Let us not blame Sukarno too much for his relationship with the PKI. Instead, let us blame the Dutch entirely.
After the 1948 Madiun disaster, in which a communist uprising turned into a highly destructive Long March on the southern coast of Java that had to be quelled with armed force, the PKI was very nearly declared illegal. Only the intervention of the Dutch, who attacked the Republic in their “Second Police Action” to restore colonial sovereignty to the archipelago, saved the PKI from an earlier annihilation. The Army – or Tentara Nasional Indonesia (TNI) – was forced to set aside political differences in the resulting state of emergency. After seeing the TNI crush the uprising, however, the United States deemed it safe to let Indonesia exist, and prevailed on the Dutch to let go of the three century-old imperial project it had almost fully reconquered. Communism — an ideology imported by the Dutch — gathered momentum after the Netherlands finally withdrew in 1949. Then the unprecedented success of the PKI in the national elections of 1957, as well as local elections the following year, factored in Sukarno’s decision to set aside parliamentary government altogether.
Suspicious of western legislatures, Sukarno ruled very much like a traditional Javan king instead. Benedict Anderson explains that whereas western dialogues of leaders and power stress ideological coherence, the traditional Javan ruler is a charismatic figure who absorbs symbols of power unto himself. Java is unexceptional in the region this way. According to Lisbeth Skogstrand, traditional modes of political power in East Sumba form an “ideology of encompassment” in which the possession of a rival’s decapitated head is a kind of deed to their territory. These symbols of power can be eclectic, for they do not have to represent anything more coherent than the leader himself. “Nasokom” was a perfect illustration of the principle.

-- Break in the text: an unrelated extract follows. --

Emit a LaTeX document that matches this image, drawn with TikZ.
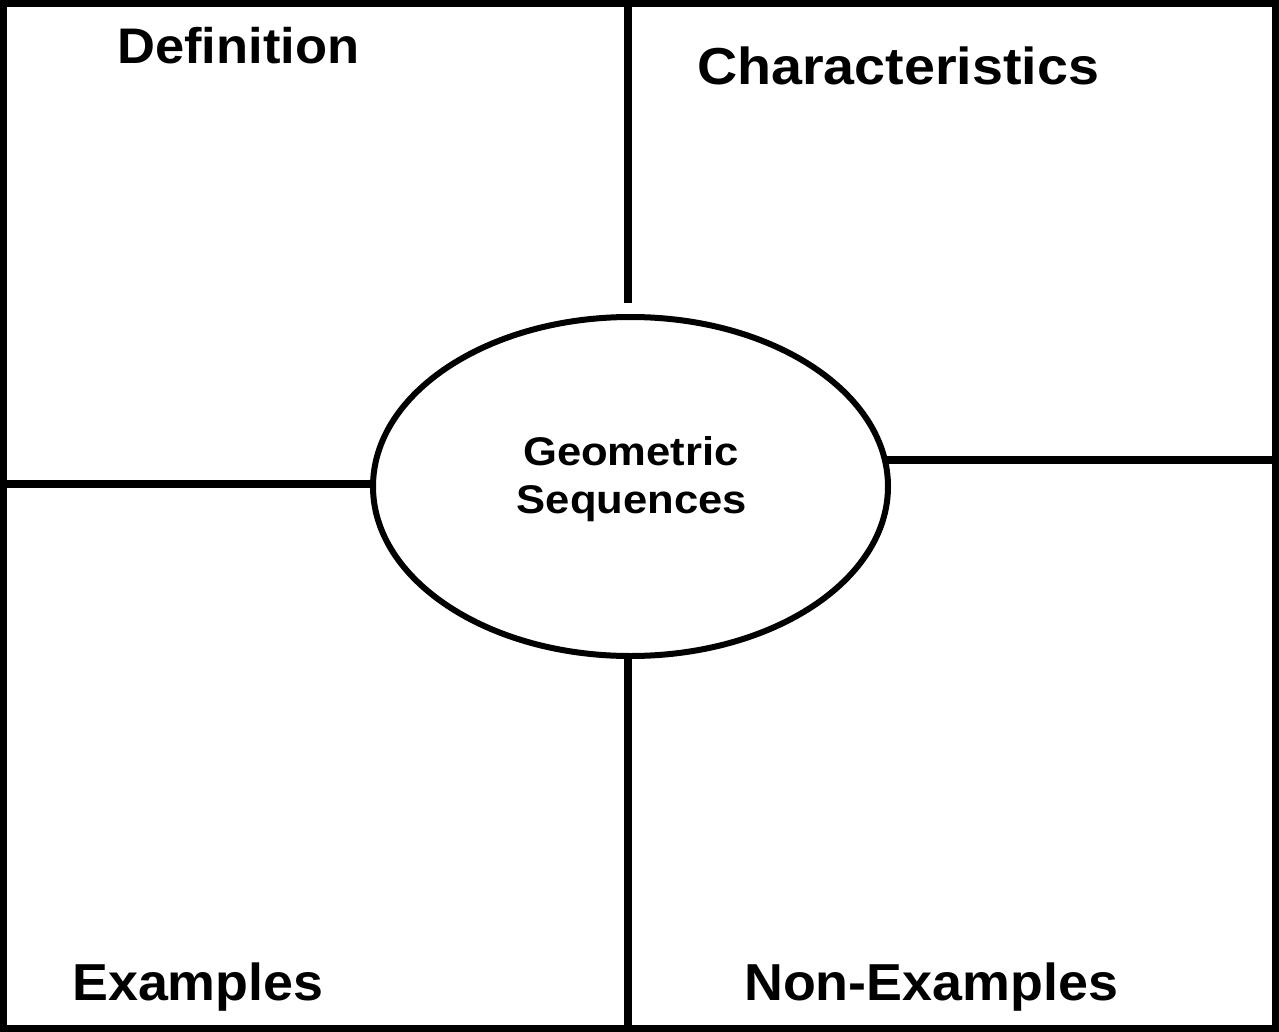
\documentclass[tikz,border=0pt]{standalone}
\usepackage{fontspec}
\usepackage{graphicx}
\setmainfont{Liberation Sans}
\usetikzlibrary{shapes.geometric}

\tikzset{
  frame/.style={line width=7pt},
  divider/.style={line width=7.5pt},
  hubshape/.style={ellipse, draw, line width=6pt, inner sep=0pt,
    minimum width=515pt, minimum height=339pt},
  heading/.style={anchor=base west, inner sep=0pt,
    font=\fontsize{52}{62}\selectfont\bfseries},
  hubtext/.style={anchor=base, inner sep=0pt,
    font=\fontsize{40}{48}\selectfont\bfseries},
}

\begin{document}
\begin{tikzpicture}[x=1pt, y=-1pt]
  \useasboundingbox (0,0) rectangle (1279,1032);
  \fill[white] (0,0) rectangle (1279,1032);

  % outer frame
  \draw[frame] (3.5,3.5) rectangle (1275.5,1028);

  % central ellipse
  \node[hubshape] (hub) at (630.5,486.5) {};

  % ends of the dividing lines
  \coordinate (topB)  at (628,3.5);
  \coordinate (topE)  at (628,303);
  \coordinate (botE)  at (628,653);
  \coordinate (botB)  at (628,1028);
  \coordinate (leftB) at (3.5,484);
  \coordinate (leftE) at (373,484);
  \coordinate (rightE) at (885,460);
  \coordinate (rightB) at (1275.5,460);

  \draw[divider] (topB) -- (topE);
  \draw[divider] (botE) -- (botB);
  \draw[divider] (leftB) -- (leftE);
  \draw[divider] (rightE) -- (rightB);

  % quadrant headings
  \node[heading, font=\fontsize{50}{60}\selectfont\bfseries] (def) at (117,64)
    {\scalebox{1.05}[1]{Definition}};
  \node[heading] (char) at (697,85) {\scalebox{1.07}[1]{Characteristics}};
  \node[heading] (ex) at (72,1000) {\scalebox{1.035}[1]{Examples}};
  \node[heading] (nonex) at (744,1000) {\scalebox{1.035}[1]{Non-Examples}};

  % title inside the ellipse
  \node[hubtext] (geo) at (631,465) {\scalebox{1.09}[1]{Geometric}};
  \node[hubtext] (seq) at (632,513) {\scalebox{1.09}[1]{Sequences}};
\end{tikzpicture}
\end{document}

To hold the Javan political center and left, Sukarno had to contain them within himself, even if only as symbol. As long as the PKI remained strong, he had no choice but to contain them. In 1956, Sukarno was losing containment: communism threatened to outgrow his imaginary Indonesia and become larger than himself. Governing through a cabinet instead of a legislature, however, he inaugurated an era of mass political mobilization in which the streets became Indonesia’s political battleground. In such an environment, where organization and conviction mattered more than numbers, the PKI grew even more powerful. There were other consequences. Indonesia’s huge population required an enormous bureaucracy; low salaries and inflation thus guaranteed corruption, which further undermined central authority. Then Sukarno’s confrontational policies with the west led to inflation and food insecurity. By the end of 1964, chaos loomed.

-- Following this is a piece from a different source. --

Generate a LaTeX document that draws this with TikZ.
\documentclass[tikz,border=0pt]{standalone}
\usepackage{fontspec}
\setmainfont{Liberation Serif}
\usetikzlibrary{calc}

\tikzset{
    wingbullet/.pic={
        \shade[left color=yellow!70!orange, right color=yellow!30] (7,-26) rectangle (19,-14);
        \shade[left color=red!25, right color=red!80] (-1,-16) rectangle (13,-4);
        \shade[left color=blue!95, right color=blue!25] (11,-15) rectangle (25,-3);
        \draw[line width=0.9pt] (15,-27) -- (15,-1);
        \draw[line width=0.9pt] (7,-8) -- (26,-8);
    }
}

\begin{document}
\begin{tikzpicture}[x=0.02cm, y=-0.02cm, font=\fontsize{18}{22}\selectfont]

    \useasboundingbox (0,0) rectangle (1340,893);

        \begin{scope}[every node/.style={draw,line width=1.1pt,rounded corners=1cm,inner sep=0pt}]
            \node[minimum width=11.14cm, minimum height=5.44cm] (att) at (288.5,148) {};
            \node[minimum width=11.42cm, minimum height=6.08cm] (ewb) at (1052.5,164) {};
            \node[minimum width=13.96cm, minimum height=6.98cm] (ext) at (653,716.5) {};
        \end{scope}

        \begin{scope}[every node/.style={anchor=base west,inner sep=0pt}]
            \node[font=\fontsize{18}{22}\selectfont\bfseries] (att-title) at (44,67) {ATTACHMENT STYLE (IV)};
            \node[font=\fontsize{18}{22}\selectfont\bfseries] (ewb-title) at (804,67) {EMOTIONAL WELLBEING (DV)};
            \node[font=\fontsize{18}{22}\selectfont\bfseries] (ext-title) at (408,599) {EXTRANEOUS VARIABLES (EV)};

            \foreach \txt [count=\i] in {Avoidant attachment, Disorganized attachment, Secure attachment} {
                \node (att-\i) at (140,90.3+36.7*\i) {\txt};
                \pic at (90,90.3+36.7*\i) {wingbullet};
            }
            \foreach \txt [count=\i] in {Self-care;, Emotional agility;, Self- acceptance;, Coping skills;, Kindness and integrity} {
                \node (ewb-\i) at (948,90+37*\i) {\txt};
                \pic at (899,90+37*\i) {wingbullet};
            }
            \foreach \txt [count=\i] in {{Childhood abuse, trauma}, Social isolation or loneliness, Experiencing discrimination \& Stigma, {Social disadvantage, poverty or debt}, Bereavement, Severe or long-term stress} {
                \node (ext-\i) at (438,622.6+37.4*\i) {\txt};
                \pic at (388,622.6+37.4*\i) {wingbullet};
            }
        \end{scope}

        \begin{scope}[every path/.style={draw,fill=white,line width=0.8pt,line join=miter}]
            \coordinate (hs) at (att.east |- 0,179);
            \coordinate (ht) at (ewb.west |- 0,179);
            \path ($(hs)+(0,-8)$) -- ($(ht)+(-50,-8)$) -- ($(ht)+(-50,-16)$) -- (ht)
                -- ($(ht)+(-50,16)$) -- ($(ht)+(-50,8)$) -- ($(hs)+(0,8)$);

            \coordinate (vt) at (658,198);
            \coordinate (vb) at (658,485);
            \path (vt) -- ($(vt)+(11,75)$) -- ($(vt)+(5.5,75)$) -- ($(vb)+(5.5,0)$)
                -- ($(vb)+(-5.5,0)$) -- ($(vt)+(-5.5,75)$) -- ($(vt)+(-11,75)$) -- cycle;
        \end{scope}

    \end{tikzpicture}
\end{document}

Sukarno was about to lose his grip on power to Suharto. The new strongman kept the outer form of Pancasila, but the words became civic cant instead of revolutionary script. During their “reeducation” in the 1970s, political prisoners on Buru Island with years of study in Pancasila principles were amused and annoyed that such a hollow, colorless reading of their beloved ideology had become official state creed. To rule, Suharto had stripped away the spirit of Sukarno’s words and encompassed them within himself. As the new father of the nation, he would make great and drastic changes, send Sukarno into internal exile, and rule for three decades, guiding Indonesian “democracy” his own way.